The threat extends beyond phone calls. Google's security researchers documented a spike in what's known as ClickFix attacks last year, where criminals trick users into running malicious commands by clicking prompts that mimic system error messages or CAPTCHA verification screens. These interactive attacks represent a new level of attacker sophistication, driven by the simple economic calculation that talking to people generates better returns than mass-mailing phishing emails.

The cloud environment vulnerability is particularly acute. Voice phishing bypasses many traditional perimeter defences because the attack happens outside technical infrastructure entirely. A determined attacker with a convincing script and basic social engineering training can reach any organisation. What's more, cloud-native architectures fragment the security landscape, making it harder for defenders to maintain visibility across multiple services and authentication systems.

Another troubling trend outlined in Google's report involves attack timelines at polar extremes. Some threat actors now complete initial access to ransomware deployment in under 30 seconds, leaving defenders no time to react at human speed. On the other end of the spectrum, Chinese government-linked groups and North Korean-affiliated scammers have achieved dwell times of 400 days by targeting network edge devices like firewalls and routers. These operators install backdoors that allow them to intercept network traffic and capture credentials without ever needing to penetrate deeper into the victim's environment.

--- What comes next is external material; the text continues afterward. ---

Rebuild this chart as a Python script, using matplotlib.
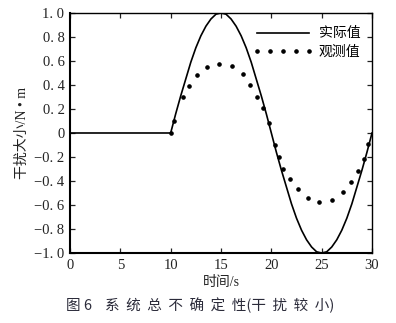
import matplotlib
matplotlib.use("Agg")
import matplotlib.pyplot as plt
import numpy as np
from matplotlib.lines import Line2D

plt.rcParams["font.family"] = ["Liberation Serif", "Noto Sans CJK SC"]
plt.rcParams["axes.unicode_minus"] = True

# ---- data ----
t_actual = [0, 10.0, 10.5, 11.0, 11.5, 12.0, 12.5, 13.0, 13.5, 14.0, 14.5, 15.0,
            15.5, 16.0, 16.5, 17.0, 17.5, 18.0, 18.5, 19.0, 19.5, 20.0,
            20.5, 21.0, 21.5, 22.0, 22.5, 23.0, 23.5, 24.0, 24.5, 25.0,
            25.5, 26.0, 26.5, 27.0, 27.5, 28.0, 28.5, 29.0, 29.5, 30.0]
actual = [0, 0.0, 0.16, 0.31, 0.45, 0.59, 0.71, 0.81, 0.89, 0.95, 0.99, 1.0,
          0.99, 0.95, 0.89, 0.81, 0.71, 0.59, 0.45, 0.31, 0.16, 0.0,
          -0.16, -0.31, -0.45, -0.59, -0.71, -0.81, -0.89, -0.95, -0.99, -1.0,
          -0.99, -0.95, -0.89, -0.81, -0.71, -0.59, -0.45, -0.31, -0.16, 0.0]

t_obs = [10.0, 10.33, 11.19, 11.85, 12.64, 13.63, 14.8, 16.05, 17.14, 17.87,
         18.54, 19.13, 19.75, 20.36, 20.72, 21.2, 21.85, 22.67, 23.67, 24.78,
         26.04, 27.14, 27.87, 28.57, 29.17, 29.6]
observed = [0.0, 0.1, 0.3, 0.39, 0.48, 0.55, 0.575, 0.556, 0.49, 0.397,
            0.3, 0.206, 0.08, -0.1, -0.2, -0.3, -0.386, -0.47, -0.54, -0.575,
            -0.556, -0.49, -0.405, -0.32, -0.22, -0.09]

x_ticks = [0, 5, 10, 15, 20, 25, 30]
y_ticks = [-1.0, -0.8, -0.6, -0.4, -0.2, 0, 0.2, 0.4, 0.6, 0.8, 1.0]
y_labels = ["\u22121. 0", "\u22120. 8", "\u22120. 6", "\u22120. 4", "\u22120. 2", "0",
            "0. 2", "0. 4", "0. 6", "0. 8", "1. 0"]

TXT = "#222222"

fig = plt.figure(figsize=(3.96, 3.23), dpi=100)
ax = fig.add_axes([0.1768, 0.2167, 0.7626, 0.7431])

ax.plot(t_actual, actual, color="black", linewidth=1.2)
ax.plot(t_obs, observed, linestyle="none", marker="o", markersize=2.3, color="black")

ax.set_xlim(0, 30)
ax.set_ylim(-1, 1)
ax.set_xticks(x_ticks)
ax.set_xticklabels([str(v) for v in x_ticks])
ax.set_yticks(y_ticks)
ax.set_yticklabels(y_labels)
ax.tick_params(direction="in", length=3.5, width=0.9, top=True, right=True,
               labelsize=10.5, colors=TXT, pad=4)
ax.spines["left"].set_linewidth(1.5)
ax.spines["bottom"].set_linewidth(1.5)
ax.spines["top"].set_linewidth(1.0)
ax.spines["right"].set_linewidth(1.0)

ax.set_xlabel("时间/s", fontsize=10, color=TXT, labelpad=3)
ax.set_ylabel("干扰大小/N \u2022 m", fontsize=10, color=TXT, labelpad=4)

handles = [Line2D([], [], color="black", linewidth=1.2),
           Line2D([], [], linestyle="none", marker="o", markersize=2.3, color="black")]
ax.legend(handles, ["实际值", "观测值"], loc="upper right", frameon=False,
          numpoints=5, handlelength=4.4, fontsize=10, borderaxespad=0.2,
          bbox_to_anchor=(0.99, 0.975), handletextpad=0.4, labelspacing=0.35)

fig.text(0.505, 0.055, "图 6    系  统  总  不  确  定  性(干  扰  较  小)", ha="center",
         va="center", fontsize=10.5, color="#2b2b3a",
         family=["Noto Sans CJK SC", "Liberation Serif"])

fig.savefig("out.png", dpi=100)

One documented case involved the Chinese spy group tracked as UNC6201, which deployed a backdoor called Brickstorm to break into edge devices lacking endpoint security. From that foothold, they stole valid credentials and accessed victims' VMware environments, remaining undetected for an average of 393 days. This represents a fundamental shift in how sophisticated attackers think about persistence; instead of racing against detection, some groups are investing in the patience to extract maximum value.

The emergence of ClickFix and other interactive tactics suggests that attackers are increasingly comfortable operating at a higher level of technical and social sophistication. The barrier to entry for organised cybercrime is lowering; criminal networks now recruit phone-based operators for modest fees, turning voice phishing into a scalable service rather than a bespoke tactic.

Defenders face a structural challenge. Traditional security controls excel at detecting technical anomalies, but they struggle with social engineering that operates outside technical channels. Vulnerability exploitation remains the leading cause of breaches at 32 percent, and patching remains essential, but organisations can no longer assume that locking down their technical infrastructure is sufficient. The human element has become the decisive factor.

The implications for Australian organisations are direct. Regulators and industry bodies increasingly focus on identity and access controls, yet many organisations continue to underinvest in voice channel security and real-time anomaly detection on authentication systems. Staff training remains valuable, but genuine security requires architectural assumptions that attackers will breach identity controls and organisations must operate as though that compromise is imminent.